▶ _STATED EXERCISE_
Can you write out every line from the start of the records below through the line containing "0.0, 0.02, 0.0, 0.0, 0.02, 0.0, 0.0, 0.02, 0.0, 0.0]", leaving out any pictures?

↓↓↓

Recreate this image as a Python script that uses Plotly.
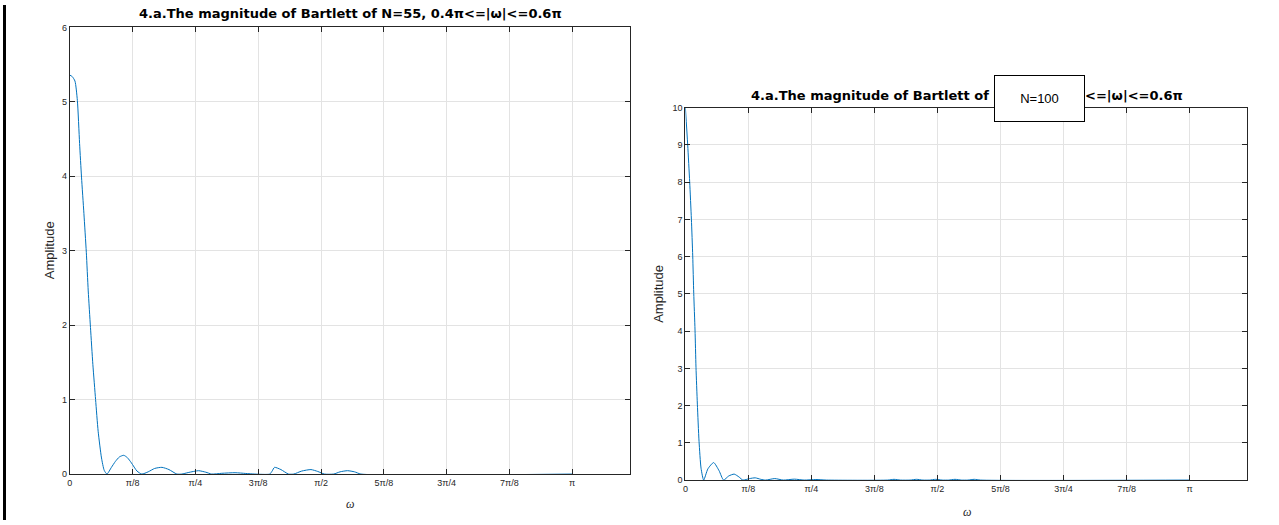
import numpy as np
import plotly.graph_objects as go

PI = np.pi

# ---- data ----
w_left = [0.00, 0.015, 0.032, 0.047, 0.061, 0.073, 0.088, 0.103, 0.115, 0.129, 0.144, 0.161,
          0.177, 0.198, 0.215, 0.232, 0.26, 0.285, 0.31, 0.337, 0.36, 0.385, 0.42, 0.45,
          0.49, 0.53, 0.576, 0.62, 0.669, 0.70, 0.74, 0.805, 0.85, 0.887, 0.95, 1.033,
          1.10, 1.157, 1.25, 1.265, 1.28, 1.32, 1.367, 1.40, 1.45, 1.508, 1.55, 1.592,
          1.65, 1.69, 1.737, 1.78, 1.82, PI]
amp_left = [5.36, 5.34, 5.28, 5.02, 4.44, 3.99, 3.50, 2.98, 2.46, 1.97, 1.47, 1.00,
            0.575, 0.216, 0.05, 0.0, 0.09, 0.17, 0.23, 0.252, 0.22, 0.15, 0.04, 0.0,
            0.03, 0.075, 0.09, 0.06, 0.0, 0.0, 0.02, 0.045, 0.025, 0.0, 0.01, 0.018,
            0.008, 0.0, 0.0, 0.04, 0.09, 0.06, 0.0, 0.0, 0.04, 0.06, 0.035, 0.0,
            0.0, 0.03, 0.045, 0.03, 0.0, 0.0]

w_right = [0.0, 0.0144, 0.0267, 0.0373, 0.0457, 0.052, 0.060, 0.066, 0.0745, 0.085, 0.0975,
           0.114, 0.14, 0.176, 0.21, 0.238, 0.27, 0.304, 0.335, 0.358, 0.40, 0.435, 0.47,
           0.50, 0.557, 0.61, 0.679, 0.74, 0.813, 0.88, 1.26, 1.30, 1.34, 1.40, 1.44, 1.48,
           1.52, 1.56, 1.60, 1.64, 1.68, 1.72, 1.76, 1.80, 1.84, PI]
amp_right = [10.0, 9.0, 8.01, 7.01, 6.02, 5.02, 4.03, 3.03, 2.04, 1.04, 0.32,
             0.0, 0.30, 0.47, 0.25, 0.0, 0.11, 0.16, 0.08, 0.0, 0.04, 0.06, 0.02,
             0.0, 0.04, 0.0, 0.025, 0.0, 0.015, 0.0, 0.0, 0.02, 0.0, 0.0, 0.02, 0.0,
             0.0, 0.02, 0.0, 0.0, 0.02, 0.0, 0.0, 0.02, 0.0, 0.0]

x_tickvals = [0, PI/8, PI/4, 3*PI/8, PI/2, 5*PI/8, 3*PI/4, 7*PI/8, PI]
x_ticktext = ["0", "π/8", "π/4", "3π/8", "π/2", "5π/8", "3π/4", "7π/8", "π"]
x_range = [0, 3.5]

title_left = "4.a.The magnitude of Bartlett of N=55, 0.4π<=|ω|<=0.6π"
title_right = "4.a.The magnitude of Bartlett of N=100, 0.4π<=|ω|<=0.6π"
box_text = "N=100"

W, H = 1279, 525
def px(x): return x / W
def py(y):
    yf = (y - 5.6) / 0.9775
    return min(1.0, max(0.0, 1 - yf / H))

LINE = "#0072BD"
AX = "#262626"
GRID = "#e3e3e3"

fig = go.Figure()
fig.add_trace(go.Scatter(x=w_left, y=amp_left, mode="lines", xaxis="x", yaxis="y",
                         line=dict(color=LINE, width=1, shape="spline", smoothing=0.6),
                         showlegend=False, hoverinfo="skip"))
fig.add_trace(go.Scatter(x=w_right, y=amp_right, mode="lines", xaxis="x2", yaxis="y2",
                         line=dict(color=LINE, width=1, shape="spline", smoothing=0.6),
                         showlegend=False, hoverinfo="skip"))

def xax(domain, anchor):
    return dict(domain=domain, anchor=anchor, range=x_range, tickvals=x_tickvals,
                ticktext=x_ticktext, ticks="inside", ticklen=5, tickcolor=AX,
                showline=True, linecolor=AX, linewidth=1, mirror="ticks",
                showgrid=True, gridcolor=GRID, gridwidth=1, zeroline=False,
                tickfont=dict(family="Liberation Sans", size=9, color=AX))

def yax(domain, anchor, rng, dt):
    return dict(domain=domain, anchor=anchor, range=rng, dtick=dt,
                ticks="inside", ticklen=5, tickcolor=AX,
                showline=True, linecolor=AX, linewidth=1, mirror="ticks",
                showgrid=True, gridcolor=GRID, gridwidth=1, zeroline=False,
                tickfont=dict(family="Liberation Sans", size=9, color=AX))

fig.update_layout(
    width=W, height=H, margin=dict(l=0, r=0, t=0, b=0),
    paper_bgcolor="white", plot_bgcolor="white",
    xaxis=xax([px(67), px(628)], "y"),
    yaxis=yax([py(473), py(28)], "x", [0, 6], 1),
    xaxis2=xax([px(684), px(1247)], "y2"),
    yaxis2=yax([py(479), py(108)], "x2", [0, 10], 1),
)

tfont = dict(family="DejaVu Sans", size=13, color="black")
ann = [
    dict(x=px(348), y=py(14), text="<b>" + title_left + "</b>", font=tfont),
    dict(x=px(966), y=py(96), text="<b>" + title_right + "</b>", font=tfont),
    dict(x=px(1038.5), y=py(98.5), text=box_text, width=87, height=43,
         bgcolor="white", bordercolor="black", borderwidth=1,
         font=dict(family="Liberation Sans", size=13, color="black")),
    dict(x=px(46), y=py(250), text="Amplitude", textangle=-90,
         font=dict(family="Liberation Sans", size=13, color=AX)),
    dict(x=px(657), y=py(293), text="Amplitude", textangle=-90,
         font=dict(family="Liberation Sans", size=13, color=AX)),
    dict(x=px(348), y=py(503), text="<i>ω</i>",
         font=dict(family="Liberation Serif", size=12, color=AX)),
    dict(x=px(966), y=py(511), text="<i>ω</i>",
         font=dict(family="Liberation Serif", size=12, color=AX)),
]
for a in ann:
    a.update(xref="paper", yref="paper", showarrow=False, xanchor="center", yanchor="middle")
fig.update_layout(annotations=ann)

fig.add_shape(type="rect", xref="paper", yref="paper", x0=0, x1=px(3), y0=0, y1=1,
              fillcolor="black", line=dict(width=0))

post = ("document.documentElement.style.margin='0';document.documentElement.style.padding='0';"
        "document.documentElement.style.overflow='hidden';"
        "document.body.style.margin='0';document.body.style.padding='0';"
        "document.body.style.overflow='hidden';")
fig.write_html("out.html", config={"displayModeBar": False}, post_script=post)
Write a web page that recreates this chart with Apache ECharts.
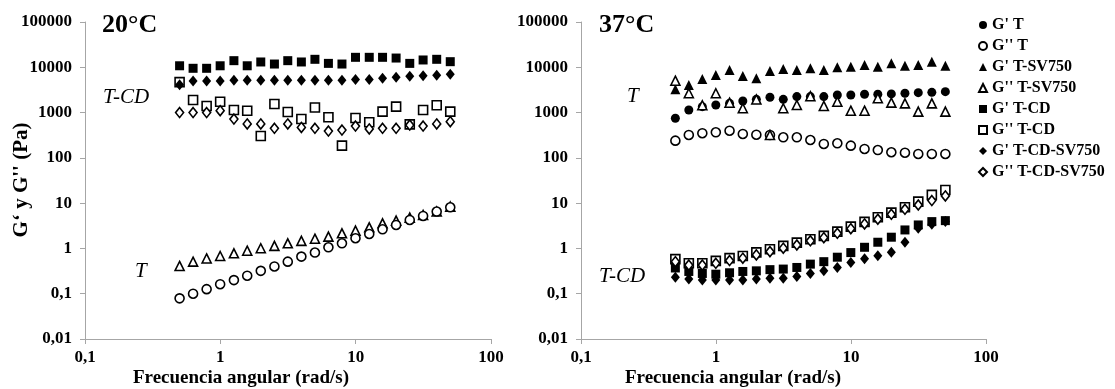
<!DOCTYPE html>
<html>
<head>
    <meta charset="utf-8">
    <script src="https://cdn.jsdelivr.net/npm/echarts@6/dist/echarts.min.js"></script>
</head>
<body style="margin:0;background:#fff;">
<div id="main" style="width:1115px;height:389px;"></div>

<script type="text/javascript">
    // frecuencia angular (rad/s), común a todas las series
    var freq = [0.5, 0.629, 0.792, 0.997, 1.26, 1.58, 1.99, 2.51, 3.15, 3.97, 5.0, 6.29, 7.92, 9.97, 12.6, 15.8, 19.9, 25.1, 31.5, 39.7, 50];

    // 20°C
    var gp_TCD_20 = [10800, 9500, 9500, 10800, 14000, 10800, 13100, 11800, 14000, 13100, 15000, 12200, 11800, 16600, 16600, 16600, 16000, 12200, 14500, 15000, 13300];
    var gpp_TCD_20 = [4700, 1900, 1400, 1740, 1140, 1100, 304, 1550, 1030, 720, 1290, 790, 186, 760, 610, 1050, 1350, 550, 1140, 1450, 1050];
    var gp_TCDSV_20 = [4100, 5000, 5000, 5000, 5200, 5200, 5200, 5200, 5200, 5200, 5200, 5200, 5200, 5400, 5400, 5700, 6000, 6300, 6500, 6700, 7000];
    var gpp_TCDSV_20 = [1000, 1000, 1000, 1100, 720, 560, 560, 450, 560, 470, 450, 390, 410, 505, 435, 450, 450, 530, 505, 560, 630];
    var gpp_TSV_20 = [0.41, 0.51, 0.60, 0.68, 0.78, 0.89, 1.01, 1.14, 1.30, 1.47, 1.64, 1.82, 2.16, 2.47, 2.93, 3.59, 4.11, 4.79, 5.49, 6.52, 8.37];
    var gpp_T_20 = [0.079, 0.10, 0.126, 0.162, 0.20, 0.25, 0.32, 0.40, 0.51, 0.66, 0.81, 1.06, 1.30, 1.68, 2.09, 2.65, 3.30, 4.26, 5.21, 6.52, 8.1];

    // 37°C
    var gp_T_37 = [750, 1140, 1350, 1470, 1600, 1800, 1960, 2180, 1960, 2250, 2250, 2250, 2450, 2450, 2540, 2540, 2580, 2670, 2750, 2800, 2900];
    var gpp_T_37 = [240, 320, 350, 367, 398, 337, 325, 320, 285, 285, 248, 203, 210, 186, 157, 149, 133, 130, 122, 122, 122];
    var gp_TSV_37 = [3270, 4060, 5520, 6760, 8720, 6430, 5710, 8280, 9160, 8720, 9510, 8720, 10000, 10300, 11200, 10300, 12200, 10860, 11200, 13300, 10860];
    var gpp_TSV_37 = [5060, 2670, 1450, 2670, 1650, 1245, 1950, 320, 1245, 1470, 2300, 1400, 1740, 1100, 1100, 2070, 1660, 1600, 1050, 1600, 1050];
    var gp_TCD_37 = [0.37, 0.31, 0.28, 0.27, 0.29, 0.31, 0.32, 0.34, 0.35, 0.38, 0.45, 0.51, 0.64, 0.81, 1.06, 1.37, 1.77, 2.56, 3.30, 3.91, 4.11];
    var gpp_TCD_37 = [0.58, 0.47, 0.47, 0.53, 0.61, 0.68, 0.82, 0.96, 1.14, 1.34, 1.59, 1.89, 2.35, 3.03, 3.85, 4.88, 6.17, 8.1, 10.8, 15.2, 19.5];
    var gp_TCDSV_37 = [0.23, 0.21, 0.20, 0.20, 0.20, 0.20, 0.21, 0.22, 0.22, 0.24, 0.28, 0.32, 0.38, 0.49, 0.59, 0.69, 0.82, 1.37, 2.79, 3.42, 3.91];
    var gpp_TCDSV_37 = [0.51, 0.43, 0.43, 0.47, 0.54, 0.61, 0.72, 0.85, 1.01, 1.19, 1.47, 1.73, 2.16, 2.73, 3.47, 4.41, 5.68, 7.31, 9.1, 11.4, 14.4];

    var names = ["G' T", "G'' T", "G' T-SV750", "G'' T-SV750", "G' T-CD", "G'' T-CD", "G' T-CD-SV750", "G'' T-CD-SV750"];

    var serif = '"Liberation Serif", "DejaVu Serif", serif';

    function pts(ys) {
        return freq.map(function (x, i) { return [x, ys[i]]; });
    }

    // símbolo, relleno y tamaño de cada serie
    var marks = {};
    marks[names[0]] = ['circle', true, 9];
    marks[names[1]] = ['circle', false, 9];
    marks[names[2]] = ['triangle', true, 10];
    marks[names[3]] = ['triangle', false, 9];
    marks[names[4]] = ['rect', true, 9];
    marks[names[5]] = ['rect', false, 9];
    marks[names[6]] = ['diamond', true, [9, 11]];
    marks[names[7]] = ['diamond', false, [8, 10]];

    function mk(name, ys, idx) {
        var m = marks[name];
        return {
            name: name,
            type: 'scatter',
            xAxisIndex: idx,
            yAxisIndex: idx,
            symbol: m[0],
            symbolSize: m[2],
            itemStyle: m[1] ? {color: '#000', borderColor: '#000', borderWidth: 0, opacity: 1}
                            : {color: '#fff', borderColor: '#000', borderWidth: 1.6, opacity: 1},
            data: pts(ys)
        };
    }

    function fmt(v) {
        return String(+v.toPrecision(6)).replace('.', ',');
    }

    function xAxis(idx) {
        return {
            type: 'log', logBase: 10, min: 0.1, max: 100, gridIndex: idx,
            axisLine: {lineStyle: {color: '#a6a6a6', width: 1}},
            axisTick: {lineStyle: {color: '#a6a6a6'}, length: 5},
            axisLabel: {fontFamily: serif, fontWeight: 'bold', fontSize: 17, color: '#000', margin: 10, formatter: fmt},
            splitLine: {show: false}, minorTick: {show: false}
        };
    }

    function yAxis(idx) {
        return {
            type: 'log', logBase: 10, min: 0.01, max: 100000, gridIndex: idx,
            axisLine: {show: true, lineStyle: {color: '#a6a6a6', width: 1}},
            axisTick: {show: true, lineStyle: {color: '#a6a6a6'}, length: 5},
            axisLabel: {fontFamily: serif, fontWeight: 'bold', fontSize: 17, color: '#000', margin: 13, formatter: fmt},
            splitLine: {show: false}
        };
    }

    function txt(x, y, s, size, bold, italic, align) {
        return {
            type: 'text', x: x, y: y,
            style: {
                text: s, fill: '#000', align: align || 'left', verticalAlign: 'middle',
                font: (italic ? 'italic ' : '') + (bold ? 'bold ' : '') + size + 'px ' + serif
            }
        };
    }

    var myChart = echarts.init(document.getElementById('main'));

    myChart.setOption({
        animation: false,
        backgroundColor: '#fff',
        grid: [
            {left: 85, top: 22, width: 406, height: 317},
            {left: 581, top: 22, width: 405, height: 317}
        ],
        xAxis: [xAxis(0), xAxis(1)],
        yAxis: [yAxis(0), yAxis(1)],
        legend: {
            data: names,
            orient: 'vertical',
            left: 973, top: 12,
            itemWidth: 8, itemHeight: 8, itemGap: 5,
            textStyle: {fontFamily: serif, fontWeight: 'bold', fontSize: 16, color: '#000'}
        },
        graphic: [
            txt(102, 25, '20°C', 26, true, false),
            txt(599, 25, '37°C', 26, true, false),
            txt(103, 97, 'T-CD', 21, false, true),
            txt(135, 271, 'T', 21, false, true),
            txt(627, 96, 'T', 21, false, true),
            txt(599, 276, 'T-CD', 21, false, true),
            txt(241, 378, 'Frecuencia angular (rad/s)', 19, true, false, 'center'),
            txt(733, 378, 'Frecuencia angular (rad/s)', 19, true, false, 'center'),
            {
                type: 'text', x: 22, y: 180, rotation: Math.PI / 2,
                style: {
                    text: "G\u2018 y G'' (Pa)", fill: '#000', align: 'center', verticalAlign: 'middle',
                    font: 'bold 21px ' + serif
                }
            }
        ],
        series: [
            mk(names[4], gp_TCD_20, 0),
            mk(names[5], gpp_TCD_20, 0),
            mk(names[6], gp_TCDSV_20, 0),
            mk(names[7], gpp_TCDSV_20, 0),
            mk(names[3], gpp_TSV_20, 0),
            mk(names[1], gpp_T_20, 0),

            mk(names[0], gp_T_37, 1),
            mk(names[1], gpp_T_37, 1),
            mk(names[2], gp_TSV_37, 1),
            mk(names[3], gpp_TSV_37, 1),
            mk(names[4], gp_TCD_37, 1),
            mk(names[5], gpp_TCD_37, 1),
            mk(names[6], gp_TCDSV_37, 1),
            mk(names[7], gpp_TCDSV_37, 1)
        ]
    });
</script>
</body>
</html>
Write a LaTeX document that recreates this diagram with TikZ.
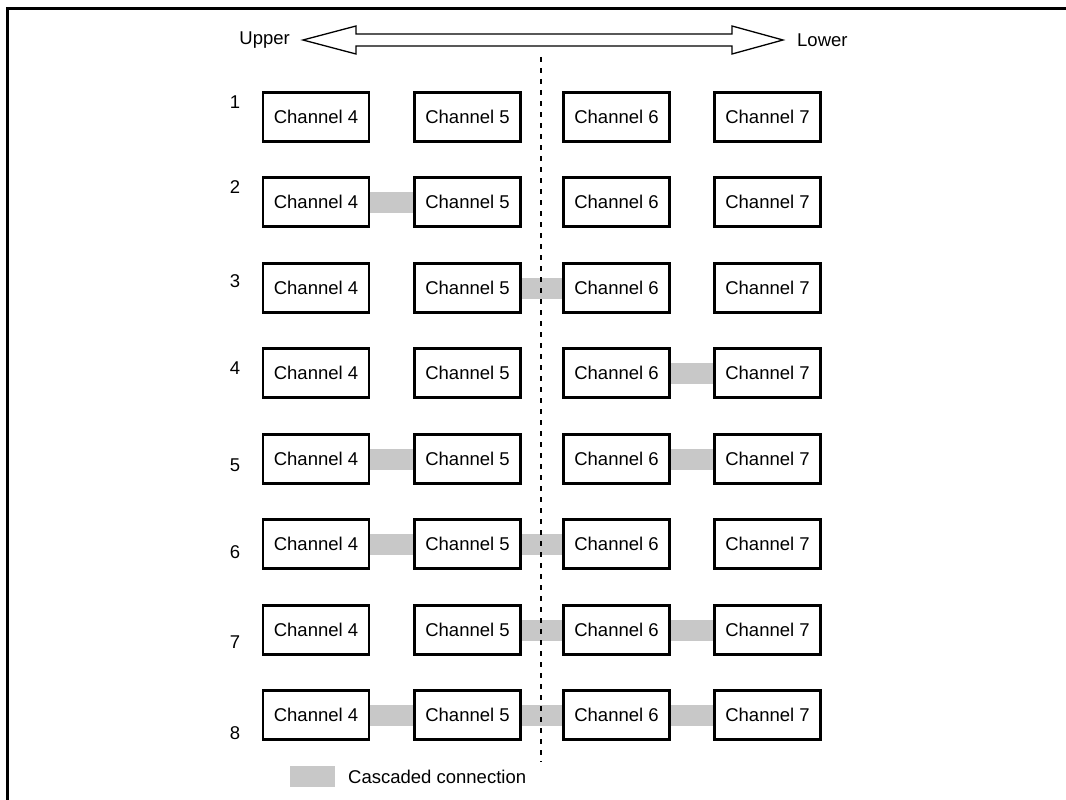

↑↑↑

▶ _WORKED ANSWER_
Recreate this image as a Python script that uses Plotly.
import numpy as np
import plotly.graph_objects as go

PI = np.pi

# ---- data ----
w_left = [0.00, 0.015, 0.032, 0.047, 0.061, 0.073, 0.088, 0.103, 0.115, 0.129, 0.144, 0.161,
          0.177, 0.198, 0.215, 0.232, 0.26, 0.285, 0.31, 0.337, 0.36, 0.385, 0.42, 0.45,
          0.49, 0.53, 0.576, 0.62, 0.669, 0.70, 0.74, 0.805, 0.85, 0.887, 0.95, 1.033,
          1.10, 1.157, 1.25, 1.265, 1.28, 1.32, 1.367, 1.40, 1.45, 1.508, 1.55, 1.592,
          1.65, 1.69, 1.737, 1.78, 1.82, PI]
amp_left = [5.36, 5.34, 5.28, 5.02, 4.44, 3.99, 3.50, 2.98, 2.46, 1.97, 1.47, 1.00,
            0.575, 0.216, 0.05, 0.0, 0.09, 0.17, 0.23, 0.252, 0.22, 0.15, 0.04, 0.0,
            0.03, 0.075, 0.09, 0.06, 0.0, 0.0, 0.02, 0.045, 0.025, 0.0, 0.01, 0.018,
            0.008, 0.0, 0.0, 0.04, 0.09, 0.06, 0.0, 0.0, 0.04, 0.06, 0.035, 0.0,
            0.0, 0.03, 0.045, 0.03, 0.0, 0.0]

w_right = [0.0, 0.0144, 0.0267, 0.0373, 0.0457, 0.052, 0.060, 0.066, 0.0745, 0.085, 0.0975,
           0.114, 0.14, 0.176, 0.21, 0.238, 0.27, 0.304, 0.335, 0.358, 0.40, 0.435, 0.47,
           0.50, 0.557, 0.61, 0.679, 0.74, 0.813, 0.88, 1.26, 1.30, 1.34, 1.40, 1.44, 1.48,
           1.52, 1.56, 1.60, 1.64, 1.68, 1.72, 1.76, 1.80, 1.84, PI]
amp_right = [10.0, 9.0, 8.01, 7.01, 6.02, 5.02, 4.03, 3.03, 2.04, 1.04, 0.32,
             0.0, 0.30, 0.47, 0.25, 0.0, 0.11, 0.16, 0.08, 0.0, 0.04, 0.06, 0.02,
             0.0, 0.04, 0.0, 0.025, 0.0, 0.015, 0.0, 0.0, 0.02, 0.0, 0.0, 0.02, 0.0,
             0.0, 0.02, 0.0, 0.0, 0.02, 0.0, 0.0, 0.02, 0.0, 0.0]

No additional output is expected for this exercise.